Is AWS trying to throttle back its growth?

by Robin Harris on Thursday, 22 October, 2015

I was hoping to go to this year’s Amazon Web Services re:Invent conference, as I did last year, but no joy. Not enough press passes to go around, I was told.

But then I learned that AWS limited press and analyst passes to fewer than 30, much to the disappointment of exhibitors, who love to get coverage at such big events. Why?

Trade shows encourage legitimate press and analyst coverage because it extends the reach of the show and makes it more likely that more exhibitors and attendees will sign up for the following year. CES – which is one of the largest trade shows in the world – typically has hundreds of press from all over the world attend. Likewise with the NAB – National Association of Broadcasters – show, with its focus on professional content production.

So the AWS limitation is puzzling, not to mention foolish. AWS may be the biggest fish in the cloud pond today, but Microsoft knows a thing or two about marketing, is immensely more profitable, and has AWS in their sights. Google is also immensely profitable, but seems to be lost in a fog, but perhaps their new corporate structure will help fix that.

This is not the time to throttle back on press and analyst coverage.

The StorageMojo take
I suspect this decision was made by Andy Jassy, Amazon’s Sr. VP of AWS. Few PR people would willingly decline additional ink or pixels.

But why? It’s not as if the marginal cost of another 100 free attendees will send AWS into the red. Or that dealing with a room full of professional skeptics for an hour will derail the AWS master plan.

So maybe AWS has all the growth it can handle right now and doesn’t want more visibility. AWS may be less scalable than we’d like to believe.

Courteous comments welcome, of course.

{ 2 comments… read them below or add one }

Paul Houle October 25, 2015 at 3:08 pm

I think Amazon is mad at the “mainstream media” at this time because of the New York Times articles alleging it is a horrible place to work. Amazon is a big company and if you go looking you will certainly find people who like their job and you will certainly find people who have a terrible boss or can tell other horror stories.

Whatever the truth of the situation is, once you go into the defensive “hate the media” mode you are following in the tracks of L. Ron Hubbard and others who have tried to control the information environment and failed. I think in the big picture Amazon just wants to push the media away right now.
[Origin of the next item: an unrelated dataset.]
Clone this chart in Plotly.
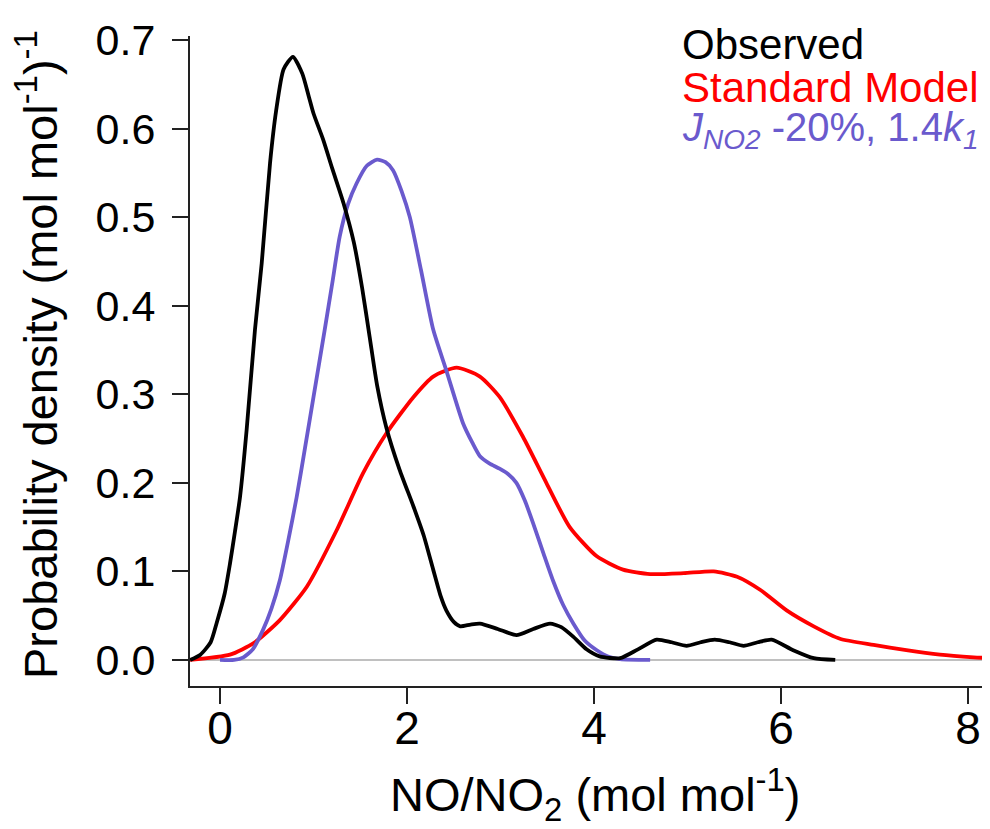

John H October 30, 2015 at 1:02 pm

I think it is more likely the re:Invent conference is less scalable than Amazon would like to believe. While I would agree that the 40 vs. 100 is pretty insignificant in a conference of 18000 people, this is just one of the issues with re:Invent. I attended the first 3 years and saw it grow from an accessible and collaborative technical conference into essentially an enormous moving crowd. At this point, I believe AWS the platform is way more scalable than AWS the communicator and marketer.